__Provided material__.
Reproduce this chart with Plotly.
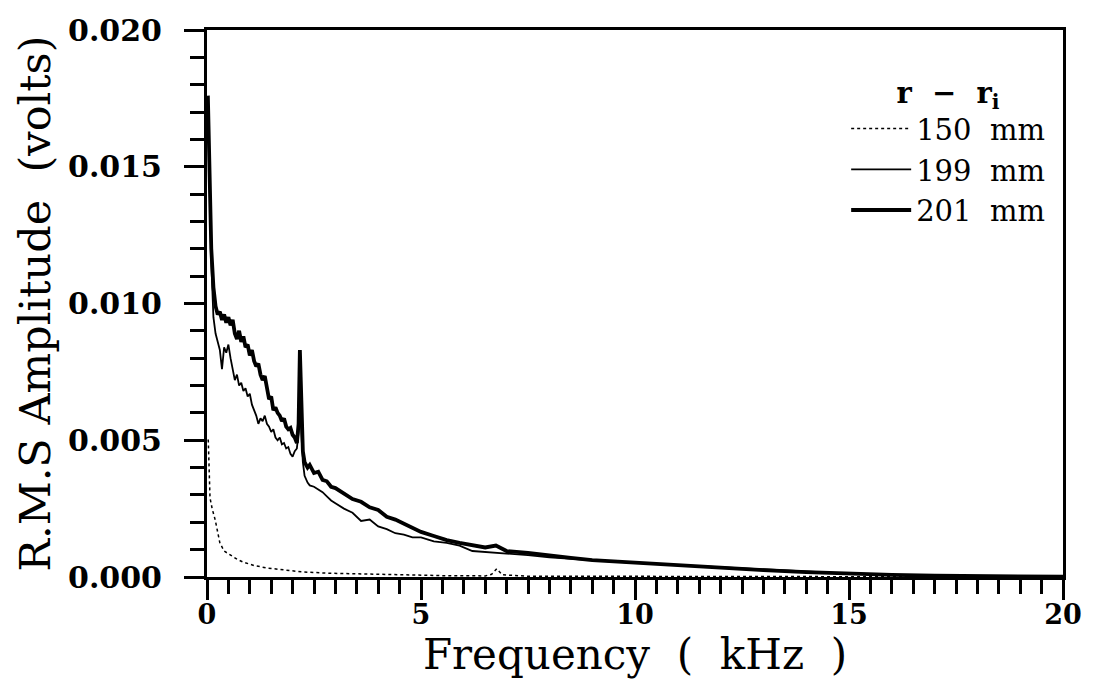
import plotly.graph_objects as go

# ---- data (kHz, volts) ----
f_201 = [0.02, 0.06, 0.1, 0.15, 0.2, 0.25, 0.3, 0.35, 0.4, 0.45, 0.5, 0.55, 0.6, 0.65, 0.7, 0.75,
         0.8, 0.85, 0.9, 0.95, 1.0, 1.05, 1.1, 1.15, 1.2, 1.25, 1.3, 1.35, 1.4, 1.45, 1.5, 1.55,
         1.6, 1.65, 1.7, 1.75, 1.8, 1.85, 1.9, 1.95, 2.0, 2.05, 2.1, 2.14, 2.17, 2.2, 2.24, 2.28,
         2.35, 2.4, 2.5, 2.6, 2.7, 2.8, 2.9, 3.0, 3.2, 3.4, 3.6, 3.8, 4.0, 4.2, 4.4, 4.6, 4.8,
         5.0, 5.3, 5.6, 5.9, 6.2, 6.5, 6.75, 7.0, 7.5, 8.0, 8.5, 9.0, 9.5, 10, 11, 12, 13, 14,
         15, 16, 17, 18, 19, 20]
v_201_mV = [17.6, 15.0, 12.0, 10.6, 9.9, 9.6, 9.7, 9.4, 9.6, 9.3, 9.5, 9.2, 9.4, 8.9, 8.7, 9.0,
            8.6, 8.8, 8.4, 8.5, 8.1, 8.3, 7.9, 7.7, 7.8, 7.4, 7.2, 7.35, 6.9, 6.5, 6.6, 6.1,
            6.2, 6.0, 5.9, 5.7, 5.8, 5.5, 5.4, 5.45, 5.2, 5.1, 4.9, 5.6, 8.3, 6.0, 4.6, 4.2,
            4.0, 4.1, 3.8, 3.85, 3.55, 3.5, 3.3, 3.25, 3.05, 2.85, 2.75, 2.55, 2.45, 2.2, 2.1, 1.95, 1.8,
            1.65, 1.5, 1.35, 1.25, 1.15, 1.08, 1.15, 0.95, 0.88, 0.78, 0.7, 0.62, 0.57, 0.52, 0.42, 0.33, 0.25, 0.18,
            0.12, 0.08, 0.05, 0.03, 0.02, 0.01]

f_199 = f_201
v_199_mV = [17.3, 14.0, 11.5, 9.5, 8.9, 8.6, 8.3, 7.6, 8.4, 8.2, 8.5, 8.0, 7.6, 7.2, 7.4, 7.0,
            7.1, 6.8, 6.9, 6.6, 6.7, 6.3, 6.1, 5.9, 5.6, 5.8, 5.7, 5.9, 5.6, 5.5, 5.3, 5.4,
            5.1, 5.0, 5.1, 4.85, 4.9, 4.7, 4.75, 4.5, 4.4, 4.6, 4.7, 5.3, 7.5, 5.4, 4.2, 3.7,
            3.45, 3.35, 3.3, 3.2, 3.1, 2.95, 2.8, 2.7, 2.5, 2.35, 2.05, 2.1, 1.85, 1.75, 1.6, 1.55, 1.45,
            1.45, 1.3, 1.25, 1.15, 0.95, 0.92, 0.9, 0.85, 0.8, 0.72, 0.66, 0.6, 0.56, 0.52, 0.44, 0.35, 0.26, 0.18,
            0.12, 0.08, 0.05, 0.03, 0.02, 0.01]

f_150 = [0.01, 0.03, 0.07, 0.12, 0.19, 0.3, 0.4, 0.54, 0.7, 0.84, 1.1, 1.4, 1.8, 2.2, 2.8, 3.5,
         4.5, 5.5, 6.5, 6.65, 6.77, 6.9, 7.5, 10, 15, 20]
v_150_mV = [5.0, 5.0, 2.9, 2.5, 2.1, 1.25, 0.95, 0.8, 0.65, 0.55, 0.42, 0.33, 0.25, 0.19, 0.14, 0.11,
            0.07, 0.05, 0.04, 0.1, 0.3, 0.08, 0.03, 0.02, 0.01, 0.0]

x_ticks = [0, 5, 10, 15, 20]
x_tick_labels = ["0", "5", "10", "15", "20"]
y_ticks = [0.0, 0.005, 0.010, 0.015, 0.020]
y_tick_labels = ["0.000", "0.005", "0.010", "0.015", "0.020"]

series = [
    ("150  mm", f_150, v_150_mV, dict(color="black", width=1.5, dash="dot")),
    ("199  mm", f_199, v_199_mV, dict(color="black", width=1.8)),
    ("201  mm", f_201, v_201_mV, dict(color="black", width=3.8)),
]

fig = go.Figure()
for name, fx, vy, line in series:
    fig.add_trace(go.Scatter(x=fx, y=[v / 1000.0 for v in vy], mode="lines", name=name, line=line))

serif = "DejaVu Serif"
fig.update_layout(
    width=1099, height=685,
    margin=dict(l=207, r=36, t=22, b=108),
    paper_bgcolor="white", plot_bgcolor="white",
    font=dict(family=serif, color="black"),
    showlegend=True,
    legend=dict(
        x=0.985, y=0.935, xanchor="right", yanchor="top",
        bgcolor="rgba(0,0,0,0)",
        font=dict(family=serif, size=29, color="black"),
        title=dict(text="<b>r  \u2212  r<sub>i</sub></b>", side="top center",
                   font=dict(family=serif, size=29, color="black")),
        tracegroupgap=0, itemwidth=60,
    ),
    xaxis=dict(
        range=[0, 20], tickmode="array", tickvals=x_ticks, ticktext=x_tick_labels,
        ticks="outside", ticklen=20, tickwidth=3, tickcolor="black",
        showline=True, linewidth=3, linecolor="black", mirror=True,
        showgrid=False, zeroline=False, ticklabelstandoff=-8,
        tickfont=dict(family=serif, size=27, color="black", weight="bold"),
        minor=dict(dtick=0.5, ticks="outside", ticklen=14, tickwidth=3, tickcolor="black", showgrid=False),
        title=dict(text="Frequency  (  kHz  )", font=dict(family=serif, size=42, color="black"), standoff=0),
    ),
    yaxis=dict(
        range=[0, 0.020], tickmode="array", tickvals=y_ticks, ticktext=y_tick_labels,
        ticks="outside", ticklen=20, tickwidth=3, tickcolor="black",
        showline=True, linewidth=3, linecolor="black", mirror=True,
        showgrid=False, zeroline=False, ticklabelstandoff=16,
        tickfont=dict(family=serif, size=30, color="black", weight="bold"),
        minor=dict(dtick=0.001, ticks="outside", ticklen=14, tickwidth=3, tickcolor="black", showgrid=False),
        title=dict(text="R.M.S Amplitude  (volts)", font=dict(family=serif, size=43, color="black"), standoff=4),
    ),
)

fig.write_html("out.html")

__Set problem__. Reproduce the whole listing exactly, but not the images in it.

__Correct output__.
Reproduce this chart with Plotly.
import plotly.graph_objects as go

# ---- data (kHz, volts) ----
f_201 = [0.02, 0.06, 0.1, 0.15, 0.2, 0.25, 0.3, 0.35, 0.4, 0.45, 0.5, 0.55, 0.6, 0.65, 0.7, 0.75,
         0.8, 0.85, 0.9, 0.95, 1.0, 1.05, 1.1, 1.15, 1.2, 1.25, 1.3, 1.35, 1.4, 1.45, 1.5, 1.55,
         1.6, 1.65, 1.7, 1.75, 1.8, 1.85, 1.9, 1.95, 2.0, 2.05, 2.1, 2.14, 2.17, 2.2, 2.24, 2.28,
         2.35, 2.4, 2.5, 2.6, 2.7, 2.8, 2.9, 3.0, 3.2, 3.4, 3.6, 3.8, 4.0, 4.2, 4.4, 4.6, 4.8,
         5.0, 5.3, 5.6, 5.9, 6.2, 6.5, 6.75, 7.0, 7.5, 8.0, 8.5, 9.0, 9.5, 10, 11, 12, 13, 14,
         15, 16, 17, 18, 19, 20]
v_201_mV = [17.6, 15.0, 12.0, 10.6, 9.9, 9.6, 9.7, 9.4, 9.6, 9.3, 9.5, 9.2, 9.4, 8.9, 8.7, 9.0,
            8.6, 8.8, 8.4, 8.5, 8.1, 8.3, 7.9, 7.7, 7.8, 7.4, 7.2, 7.35, 6.9, 6.5, 6.6, 6.1,
            6.2, 6.0, 5.9, 5.7, 5.8, 5.5, 5.4, 5.45, 5.2, 5.1, 4.9, 5.6, 8.3, 6.0, 4.6, 4.2,
            4.0, 4.1, 3.8, 3.85, 3.55, 3.5, 3.3, 3.25, 3.05, 2.85, 2.75, 2.55, 2.45, 2.2, 2.1, 1.95, 1.8,
            1.65, 1.5, 1.35, 1.25, 1.15, 1.08, 1.15, 0.95, 0.88, 0.78, 0.7, 0.62, 0.57, 0.52, 0.42, 0.33, 0.25, 0.18,
            0.12, 0.08, 0.05, 0.03, 0.02, 0.01]

f_199 = f_201
v_199_mV = [17.3, 14.0, 11.5, 9.5, 8.9, 8.6, 8.3, 7.6, 8.4, 8.2, 8.5, 8.0, 7.6, 7.2, 7.4, 7.0,
            7.1, 6.8, 6.9, 6.6, 6.7, 6.3, 6.1, 5.9, 5.6, 5.8, 5.7, 5.9, 5.6, 5.5, 5.3, 5.4,
            5.1, 5.0, 5.1, 4.85, 4.9, 4.7, 4.75, 4.5, 4.4, 4.6, 4.7, 5.3, 7.5, 5.4, 4.2, 3.7,
            3.45, 3.35, 3.3, 3.2, 3.1, 2.95, 2.8, 2.7, 2.5, 2.35, 2.05, 2.1, 1.85, 1.75, 1.6, 1.55, 1.45,
            1.45, 1.3, 1.25, 1.15, 0.95, 0.92, 0.9, 0.85, 0.8, 0.72, 0.66, 0.6, 0.56, 0.52, 0.44, 0.35, 0.26, 0.18,
            0.12, 0.08, 0.05, 0.03, 0.02, 0.01]

f_150 = [0.01, 0.03, 0.07, 0.12, 0.19, 0.3, 0.4, 0.54, 0.7, 0.84, 1.1, 1.4, 1.8, 2.2, 2.8, 3.5,
         4.5, 5.5, 6.5, 6.65, 6.77, 6.9, 7.5, 10, 15, 20]
v_150_mV = [5.0, 5.0, 2.9, 2.5, 2.1, 1.25, 0.95, 0.8, 0.65, 0.55, 0.42, 0.33, 0.25, 0.19, 0.14, 0.11,
            0.07, 0.05, 0.04, 0.1, 0.3, 0.08, 0.03, 0.02, 0.01, 0.0]

x_ticks = [0, 5, 10, 15, 20]
x_tick_labels = ["0", "5", "10", "15", "20"]
y_ticks = [0.0, 0.005, 0.010, 0.015, 0.020]
y_tick_labels = ["0.000", "0.005", "0.010", "0.015", "0.020"]

series = [
    ("150  mm", f_150, v_150_mV, dict(color="black", width=1.5, dash="dot")),
    ("199  mm", f_199, v_199_mV, dict(color="black", width=1.8)),
    ("201  mm", f_201, v_201_mV, dict(color="black", width=3.8)),
]

fig = go.Figure()
for name, fx, vy, line in series:
    fig.add_trace(go.Scatter(x=fx, y=[v / 1000.0 for v in vy], mode="lines", name=name, line=line))

serif = "DejaVu Serif"
fig.update_layout(
    width=1099, height=685,
    margin=dict(l=207, r=36, t=22, b=108),
    paper_bgcolor="white", plot_bgcolor="white",
    font=dict(family=serif, color="black"),
    showlegend=True,
    legend=dict(
        x=0.985, y=0.935, xanchor="right", yanchor="top",
        bgcolor="rgba(0,0,0,0)",
        font=dict(family=serif, size=29, color="black"),
        title=dict(text="<b>r  \u2212  r<sub>i</sub></b>", side="top center",
                   font=dict(family=serif, size=29, color="black")),
        tracegroupgap=0, itemwidth=60,
    ),
    xaxis=dict(
        range=[0, 20], tickmode="array", tickvals=x_ticks, ticktext=x_tick_labels,
        ticks="outside", ticklen=20, tickwidth=3, tickcolor="black",
        showline=True, linewidth=3, linecolor="black", mirror=True,
        showgrid=False, zeroline=False, ticklabelstandoff=-8,
        tickfont=dict(family=serif, size=27, color="black", weight="bold"),
        minor=dict(dtick=0.5, ticks="outside", ticklen=14, tickwidth=3, tickcolor="black", showgrid=False),
        title=dict(text="Frequency  (  kHz  )", font=dict(family=serif, size=42, color="black"), standoff=0),
    ),
    yaxis=dict(
        range=[0, 0.020], tickmode="array", tickvals=y_ticks, ticktext=y_tick_labels,
        ticks="outside", ticklen=20, tickwidth=3, tickcolor="black",
        showline=True, linewidth=3, linecolor="black", mirror=True,
        showgrid=False, zeroline=False, ticklabelstandoff=16,
        tickfont=dict(family=serif, size=30, color="black", weight="bold"),
        minor=dict(dtick=0.001, ticks="outside", ticklen=14, tickwidth=3, tickcolor="black", showgrid=False),
        title=dict(text="R.M.S Amplitude  (volts)", font=dict(family=serif, size=43, color="black"), standoff=4),
    ),
)

fig.write_html("out.html")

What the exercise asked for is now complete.